Swine flu is an acute respiratory disease which affects pigs. In pigs, according to the World Health Organisation, “morbidity tends to be high and mortality low” – which means that it spreads quickly but kills between 1 and 4 per cent of its victims.

Pigs are the perfect mixing vessels for what is known as reassortment of flu strains, when genetic material from swine flu, human flu and avian flu is jumbled up to create entirely new influenza strains to which humans have little or no immunity.

The currrent H1N1 virus contains genetic elements from North American swine flu, North American avian (bird) flu, and human and swine flu strains normally found in Asia and Europe. According to the Centres for Disease Control it is “an unusually mongrelised mix of genetic sequences”.
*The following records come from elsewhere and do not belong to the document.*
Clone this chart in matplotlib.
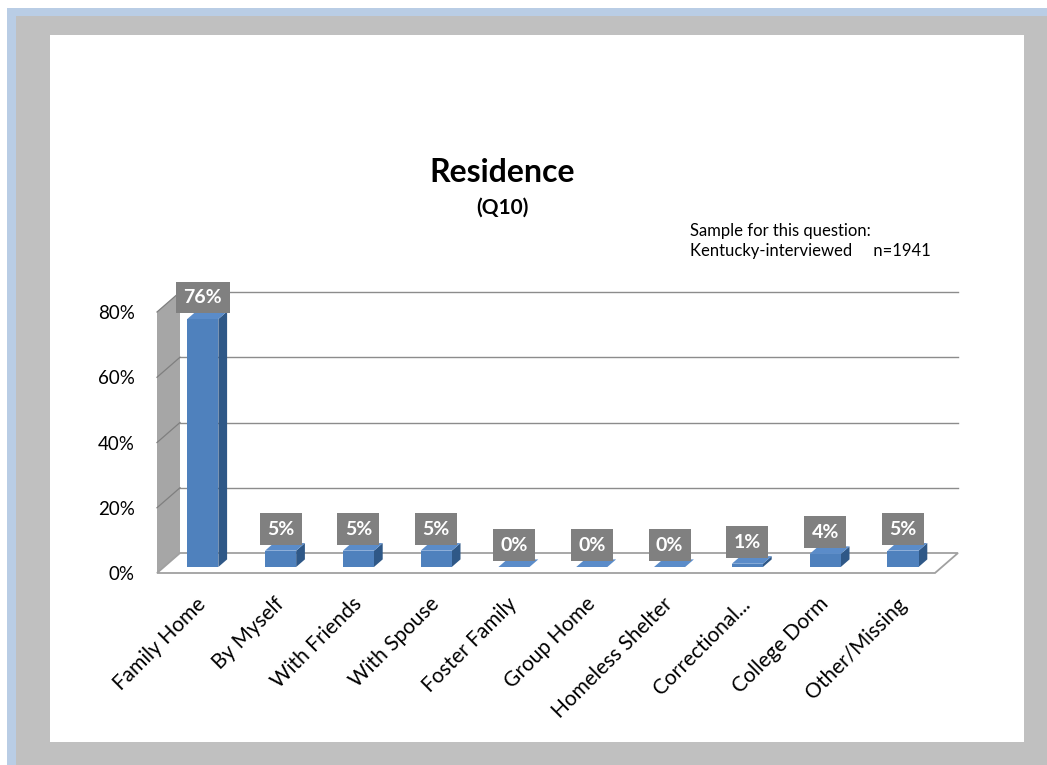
import numpy as np
import matplotlib.pyplot as plt
from matplotlib.patches import Polygon, Rectangle

plt.rcParams['font.family'] = ['Lato', 'DejaVu Sans']

categories = ['Family Home', 'By Myself', 'With Friends', 'With Spouse', 'Foster Family',
              'Group Home', 'Homeless Shelter', 'Correctional...', 'College Dorm', 'Other/Missing']
shares = [76, 5, 5, 5, 0, 0, 0, 1, 4, 5]
y_ticks = [0, 20, 40, 60, 80]
y_tick_labels = ['0%', '20%', '40%', '60%', '80%']
title = 'Residence'
subtitle = '(Q10)'
sample_note = 'Sample for this question:\nKentucky-interviewed     n=1941'

W, H = 1047, 765
fig = plt.figure(figsize=(W / 100, H / 100), dpi=100)
fig.patch.set_facecolor('white')

# slide frame: blue band, grey mat, white slide
def px_rect(x0, y0, x1, y1, color):
    fig.patches.append(Rectangle((x0 / W, 1 - y1 / H), (x1 - x0) / W, (y1 - y0) / H,
                                 transform=fig.transFigure, facecolor=color,
                                 edgecolor='none', zorder=-10))

px_rect(7, 8, W, H, '#B9CDE5')
px_rect(16, 16, W, H, '#C0C0C0')
px_rect(50, 35, 1024, 742, 'white')

# front plane of the plot box in pixels
left_px, right_px, base_px, top_px = 157, 935, 573, 312
ax = fig.add_axes([left_px / W, 1 - base_px / H, (right_px - left_px) / W, (base_px - top_px) / H])
ax.set_xlim(-0.5, len(categories) - 0.5)
ax.set_ylim(0, 80)
ax.patch.set_alpha(0)
for s in ax.spines.values():
    s.set_visible(False)

# depth of the floor (23 px right, 20 px up) in data units
DX = 23 * (len(categories)) / (right_px - left_px)
DY = 20 * 80 / (base_px - top_px)
x0, x1 = -0.5, len(categories) - 0.5
ytop = y_ticks[-1]

# side wall
ax.add_patch(Polygon([(x0, 0), (x0 + DX, DY), (x0 + DX, ytop + DY), (x0, ytop)],
                     closed=True, facecolor='#A6A6A6', edgecolor='none', clip_on=False, zorder=1))
for v in y_ticks[1:]:
    ax.plot([x0, x0 + DX], [v, v + DY], color='#7F7F7F', lw=0.9, clip_on=False, zorder=2)
    ax.plot([x0 + DX, x1 + DX], [v + DY, v + DY], color='#8C8C8C', lw=1.0, clip_on=False, zorder=1)

# floor
ax.add_patch(Polygon([(x0, 0), (x1, 0), (x1 + DX, DY), (x0 + DX, DY)], closed=True,
                     facecolor='white', edgecolor='#A0A0A0', lw=1.3, clip_on=False, zorder=1))

# bars with a shallow depth
bw = 0.40
d0, d1 = 0.30, 0.68
for i, v in enumerate(shares):
    fx, fy = d0 * DX, d0 * DY
    bx, by = d1 * DX, d1 * DY
    l, r = i - bw / 2, i + bw / 2
    ax.add_patch(Polygon([(r + fx, fy), (r + bx, by), (r + bx, v + by), (r + fx, v + fy)],
                         closed=True, facecolor='#2F5887', edgecolor='none', clip_on=False, zorder=3))
    ax.add_patch(Polygon([(l + fx, fy), (r + fx, fy), (r + fx, v + fy), (l + fx, v + fy)],
                         closed=True, facecolor='#4F81BD', edgecolor='none', clip_on=False, zorder=4))
    ax.add_patch(Polygon([(l + fx, v + fy), (r + fx, v + fy), (r + bx, v + by), (l + bx, v + by)],
                         closed=True, facecolor='#5B8CC9', edgecolor='none', clip_on=False, zorder=4))
    ax.annotate(f'{v}%', xy=(i + fx, v + by), xytext=(0, 4), textcoords='offset points',
                ha='center', va='bottom', fontsize=14, fontweight='bold', color='white',
                bbox=dict(boxstyle='square,pad=0.38', facecolor='#808080', edgecolor='none'),
                zorder=6, annotation_clip=False)

ax.set_yticks(y_ticks)
ax.set_yticklabels(y_tick_labels, fontsize=13.5)
ax.tick_params(axis='y', length=0, pad=16)
ax.set_xticks(range(len(categories)))
ax.set_xticklabels(categories, fontsize=15, rotation=45, ha='right', rotation_mode='anchor')
ax.tick_params(axis='x', length=0, pad=15)

fig.text(502 / W, 1 - 172 / H, title, ha='center', va='center', fontsize=23, fontweight='bold')
fig.text(502 / W, 1 - 208 / H, subtitle, ha='center', va='center', fontsize=15, fontweight='bold')
fig.text(690 / W, 1 - 241 / H, sample_note, ha='left', va='center', fontsize=12, linespacing=1.3)

fig.savefig('out.png', dpi=100)
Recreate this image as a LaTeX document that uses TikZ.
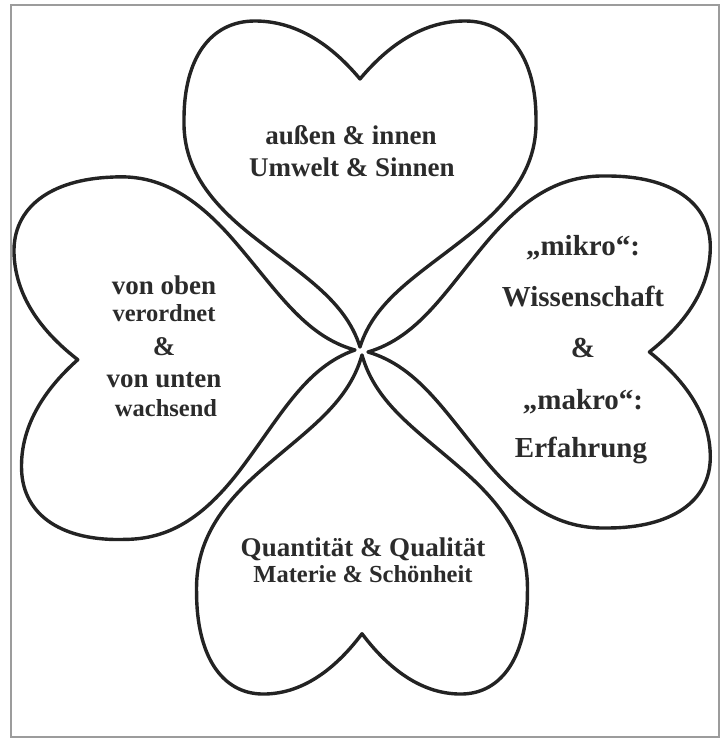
\documentclass[tikz,border=0pt]{standalone}
\usepackage{fontspec}
\setmainfont{Liberation Serif}
\definecolor{Ink}{HTML}{232323}
\definecolor{Print}{HTML}{2B2B2B}
\definecolor{Frame}{HTML}{9C9C9C}
% one heart, tip at the origin, notch up the y axis
\newcommand{\leafoutline}{(0,0) .. controls (-15,48) and (-60,73) .. (-110,113) .. controls (-160,153) and (-177,188) .. (-176,228) .. controls (-176,288) and (-150,326) .. (-105,326) .. controls (-60,326) and (-25,298) .. (0,268) .. controls (25,298) and (60,326) .. (105,326) .. controls (150,326) and (176,288) .. (176,228) .. controls (177,188) and (160,153) .. (110,113) .. controls (60,73) and (15,48) .. cycle}

\begin{document}
\begin{tikzpicture}[x=1pt,y=1pt,
    leaf/.style={draw=Ink,line width=3.4pt,line join=round},
    big/.style={anchor=base,text=Print,font=\fontsize{27}{32}\selectfont\bfseries},
    small/.style={anchor=base,text=Print,font=\fontsize{24.5}{29}\selectfont\bfseries},
    wide/.style={anchor=base,text=Print,font=\fontsize{29}{34}\selectfont\bfseries}]
    \useasboundingbox (0,0) rectangle (725,740);
    \draw[Frame,line width=1.4pt] (11,3) rectangle (719,735);

    % the four leaves
    \draw[leaf,shift={(360,393)}] \leafoutline;
    \draw[leaf,shift={(355,390)},rotate=92,xscale=1.03,yscale=1.035] \leafoutline;
    \draw[leaf,shift={(368,388)},rotate=-90,xscale=1.0,yscale=1.05] \leafoutline;
    \draw[leaf,shift={(362,385)},rotate=180,xscale=0.94,yscale=1.04] \leafoutline;

    % top
    \node[big] (top1) at (351,595) {außen \& innen};
    \node[big] (top2) at (352,563) {Umwelt \& Sinnen};

    % left
    \node[big] (left1) at (164,445) {von oben};
    \node[small] (left2) at (164,418) {verordnet};
    \node[big] (left3) at (164,384) {\&};
    \node[big] (left4) at (164,352) {von unten};
    \node[small] (left5) at (166,323) {wachsend};

    % right
    \node[wide] (right1) at (583,484) {„mikro“:};
    \node[wide] (right2) at (583,433) {Wissenschaft};
    \node[wide] (right3) at (583,382) {\&};
    \node[wide] (right4) at (583,330) {„makro“:};
    \node[wide] (right5) at (581,282) {Erfahrung};

    % bottom
    \node[big] (bottom1) at (363,183) {Quantität \& Qualität};
    \node[small] (bottom2) at (363,157) {Materie \& Schönheit};
\end{tikzpicture}
\end{document}
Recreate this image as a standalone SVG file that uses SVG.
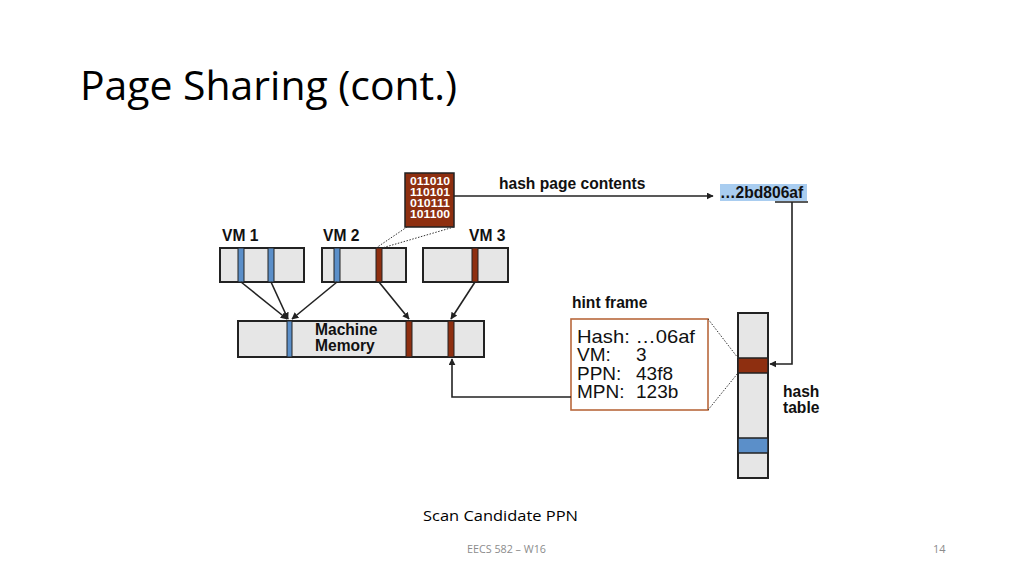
<svg xmlns="http://www.w3.org/2000/svg" width="1024" height="576" viewBox="0 0 1024 576">
<style>
.box{fill:#e6e6e6;stroke:#222;stroke-width:2}
.blue{fill:#5b8fc9;stroke:#222;stroke-width:1}
.red{fill:#8e2f10;stroke:#222;stroke-width:1}
.lbl{font-family:"Liberation Sans",Arial,sans-serif;font-weight:bold;fill:#111;font-size:15.6px}
.conn{stroke:#222;stroke-width:1.6;fill:none}
.dot{stroke:#333;stroke-width:1;stroke-dasharray:1.5 1.5;fill:none}
.hint{font-family:"Liberation Sans",Arial,sans-serif;font-size:19px;fill:#111}
.bits{font-family:"Liberation Sans",Arial,sans-serif;font-weight:bold;font-size:10.5px;fill:#fff}
</style>
<defs>
<marker id="ah" viewBox="0 0 10 10" refX="9" refY="5" markerWidth="7" markerHeight="7" markerUnits="userSpaceOnUse" orient="auto"><path d="M0,0 L10,5 L0,10 z" fill="#222"/></marker>
</defs>
<rect width="1024" height="576" fill="#fff"/>
<text x="80" y="100" font-family="'Open Sans','Noto Sans',sans-serif" font-size="40" textLength="377" lengthAdjust="spacingAndGlyphs" fill="#000">Page Sharing (cont.)</text>

<g id="vm1">
<text class="lbl" x="222" y="241">VM 1</text>
<rect class="box" x="220" y="248" width="84" height="34"/>
<rect class="blue" x="238" y="248" width="6" height="34"/>
<rect class="blue" x="268" y="248" width="6" height="34"/>
</g>
<g id="vm2">
<text class="lbl" x="323" y="241">VM 2</text>
<rect class="box" x="322" y="248" width="84" height="34"/>
<rect class="blue" x="334" y="248" width="6" height="34"/>
<rect class="red" x="376" y="248" width="6" height="34"/>
</g>
<g id="vm3">
<text class="lbl" x="469" y="241">VM 3</text>
<rect class="box" x="423" y="248" width="85" height="34"/>
<rect class="red" x="472" y="248" width="6" height="34"/>
</g>
<g id="machine-memory">
<rect class="box" x="238" y="321" width="246" height="36"/>
<rect class="blue" x="287" y="321" width="5" height="36"/>
<rect class="red" x="406" y="321" width="6" height="36"/>
<rect class="red" x="448" y="321" width="6" height="36"/>
<text class="lbl" x="315" y="335">Machine</text>
<text class="lbl" x="315" y="351">Memory</text>
</g>
<g id="page-bits">
<rect x="405" y="173" width="49" height="54" fill="#8e2f10" stroke="#222" stroke-width="1.5"/>
<text class="bits" x="410" y="185" textLength="40" lengthAdjust="spacingAndGlyphs">011010</text>
<text class="bits" x="410" y="196" textLength="40" lengthAdjust="spacingAndGlyphs">110101</text>
<text class="bits" x="410" y="207" textLength="40" lengthAdjust="spacingAndGlyphs">010111</text>
<text class="bits" x="410" y="218" textLength="40" lengthAdjust="spacingAndGlyphs">101100</text>
</g>
<g id="hash-value">
<rect x="720" y="184" width="87" height="17" fill="#a9cdf0"/>
<text class="lbl" x="720" y="198">…2bd806af</text>
</g>
<text class="lbl" x="499" y="189">hash page contents</text>
<g id="hint-frame">
<text class="lbl" x="572" y="308">hint frame</text>
<rect x="571" y="319" width="137" height="91" fill="#fff" stroke="#b8683c" stroke-width="1.6"/>
<text class="hint" x="577" y="343" textLength="118" lengthAdjust="spacingAndGlyphs">Hash: …06af</text>
<text class="hint" x="577" y="361">VM:</text><text class="hint" x="636" y="361">3</text>
<text class="hint" x="577" y="380">PPN:</text><text class="hint" x="636" y="380">43f8</text>
<text class="hint" x="577" y="398">MPN:</text><text class="hint" x="636" y="398">123b</text>
</g>
<g id="hash-table">
<rect class="box" x="738" y="313" width="30" height="165"/>
<rect class="red" x="738" y="358" width="30" height="15" style="stroke-width:1.5"/>
<rect class="blue" x="738" y="438" width="30" height="15" style="stroke-width:1.5"/>
<text class="lbl" x="783" y="397">hash</text>
<text class="lbl" x="783" y="413">table</text>
</g>
<g id="connectors">
<line class="conn" x1="241" y1="282" x2="287" y2="319" marker-end="url(#ah)"/>
<line class="conn" x1="271" y1="282" x2="288" y2="319" marker-end="url(#ah)"/>
<line class="conn" x1="337" y1="282" x2="292" y2="319" marker-end="url(#ah)"/>
<line class="conn" x1="379" y1="282" x2="409" y2="319" marker-end="url(#ah)"/>
<line class="conn" x1="475" y1="282" x2="451" y2="319" marker-end="url(#ah)"/>
<line class="dot" x1="407" y1="227" x2="376" y2="248"/>
<line class="dot" x1="454" y1="227" x2="382" y2="248"/>
<line class="conn" x1="454" y1="196" x2="713" y2="196" marker-end="url(#ah)"/>
<line class="conn" x1="775" y1="202" x2="808" y2="202"/>
<polyline class="conn" points="792,202 792,364 770,364" marker-end="url(#ah)"/>
<polyline class="conn" points="571,397 452,397 452,359" marker-end="url(#ah)"/>
<line class="dot" x1="708" y1="319" x2="738" y2="358"/>
<line class="dot" x1="708" y1="410" x2="738" y2="373"/>
</g>
<text x="423" y="521" font-family="'Open Sans','Noto Sans',sans-serif" font-size="15" textLength="155" lengthAdjust="spacingAndGlyphs" fill="#000">Scan Candidate PPN</text>
<text x="467" y="553" font-family="'Open Sans','Noto Sans',sans-serif" font-size="11" textLength="79" lengthAdjust="spacingAndGlyphs" fill="#8c8c8c">EECS 582 – W16</text>
<text x="933" y="553" font-family="'Open Sans','Noto Sans',sans-serif" font-size="11" fill="#8c8c8c">14</text>
</svg>
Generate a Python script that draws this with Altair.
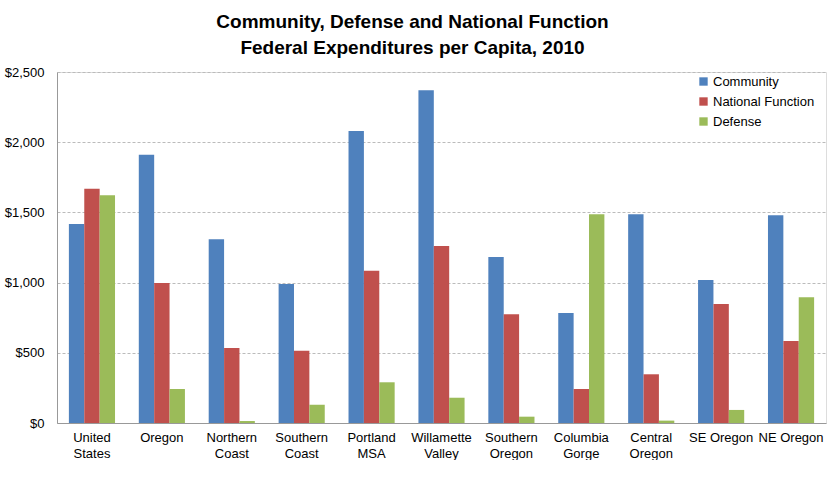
import altair as alt
import pandas as pd

categories = ["United States", "Oregon", "Northern Coast", "Southern Coast", "Portland MSA",
              "Willamette Valley", "Southern Oregon", "Columbia Gorge", "Central Oregon",
              "SE Oregon", "NE Oregon"]
series = ["Community", "National Function", "Defense"]
community = [1417, 1911, 1308, 990, 2080, 2370, 1182, 783, 1486, 1018, 1479]
national = [1669, 997, 534, 515, 1085, 1261, 774, 242, 347, 848, 584]
defense = [1622, 242, 14, 130, 290, 180, 45, 1486, 17, 93, 895]
colors = ["#4F81BD", "#C0504D", "#9BBB59"]

rows = []
for i, c in enumerate(categories):
    for s, vals in zip(series, [community, national, defense]):
        rows.append({"Region": c, "Series": s, "Value": vals[i]})
df = pd.DataFrame(rows)

font = "Liberation Sans"

chart = alt.Chart(df).mark_bar().encode(
    x=alt.X("Region:N", sort=categories, title=None,
            scale=alt.Scale(paddingInner=0.34, paddingOuter=0.17),
            axis=alt.Axis(labelAngle=0, ticks=False, domainColor="#999999",
                          labelFont=font, labelFontSize=13, labelColor="#000000",
                          labelPadding=8, labelLineHeight=16,
                          labelExpr="(datum.label == 'SE Oregon' || datum.label == 'NE Oregon') ? datum.label : split(datum.label, ' ')")),
    xOffset=alt.XOffset("Series:N", sort=series),
    y=alt.Y("Value:Q", title=None,
            scale=alt.Scale(domain=[0, 2500]),
            axis=alt.Axis(values=[0, 500, 1000, 1500, 2000, 2500], format="$,.0f",
                          ticks=False, domainColor="#999999", gridColor="#bbbbbb",
                          gridDash=[3, 2], labelFont=font, labelFontSize=13,
                          labelColor="#000000", labelPadding=13)),
    color=alt.Color("Series:N", sort=series,
                    scale=alt.Scale(domain=series, range=colors),
                    legend=alt.Legend(title=None, orient="none", legendX=640, legendY=3,
                                      symbolType="square", symbolSize=70,
                                      symbolStrokeWidth=0, labelFont=font,
                                      labelFontSize=13, labelColor="#000000",
                                      rowPadding=6, labelOffset=3)),
).properties(
    width=769, height=351,
    title=alt.TitleParams(["Community, Defense and National Function",
                           "Federal Expenditures per Capita, 2010"],
                          anchor="middle", dx=-29, font=font,
                          fontSize=19, fontWeight="bold", color="#000000",
                          lineHeight=26, offset=8),
    padding={"left": 4, "top": 13, "right": 2, "bottom": 0},
).configure_view(stroke=None).configure(background="#ffffff")

chart.save("out.html", embed_options={"renderer": "svg", "actions": False})
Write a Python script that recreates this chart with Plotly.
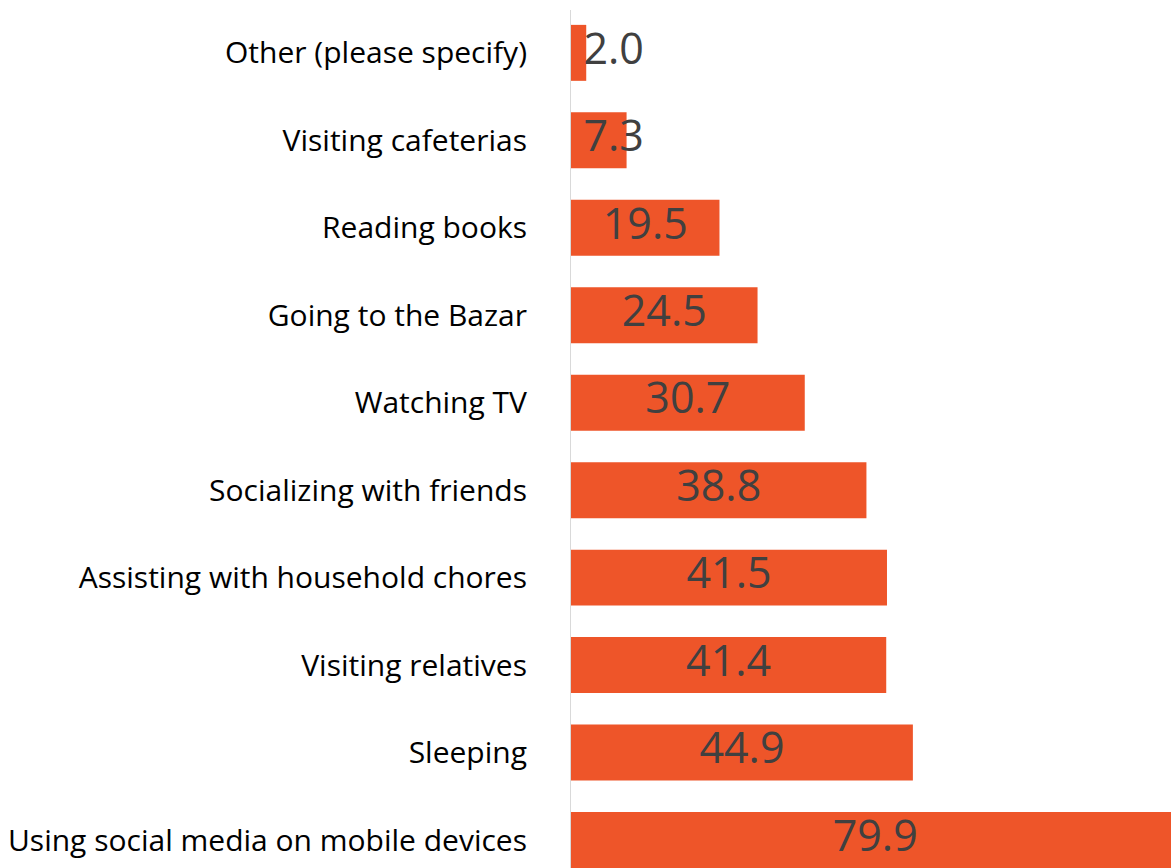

This new strain of swine flu is not infecting pigs – and has never been seen in pigs.

Seasonal flu viruses (which mutate every year) kill between 250,000 and 500,000 people a year.

The symptoms produced by the current strain of swine flu resemble those of seasonal flu – fever, coughing, muscle aches and extreme tiredness – but it also appears to cause diarrhoea.

The currrent H1N1 virus contains genetic elements from North American swine flu, North American avian (bird) flu, and human and swine flu strains normally found in Asia and Europe. According to the Centres for Disease Control it is “an unusually mongrelised mix of genetic sequences”.

The most lethal flu pandemic of the past century was also caused by a swine flu strain. One billion people are thought to have contracted “Spanish flu” in 1918-19, of whom around 50 million were killed – although the death toll could have been much higher.

In 1976, an Army recruit at Ford Dix, New Jersey, complained that he was feeling tired and weak. He died the following day. After Swine flu was diagnosed panicked officials persuaded Gerald Ford that the entire population needed vaccination. About 40 million people were vaccinated before another fear took hold – that the vaccine was more dangerous than the disease – and the programme was aborted.

The WHO’s pandemic alert level has been raised a notch to level 4. Level 5 is considered a pandemic – with “sustained community-level transmission” in at least two countries – and level 6 a full-scale global pandemic affecting more than one region in the world.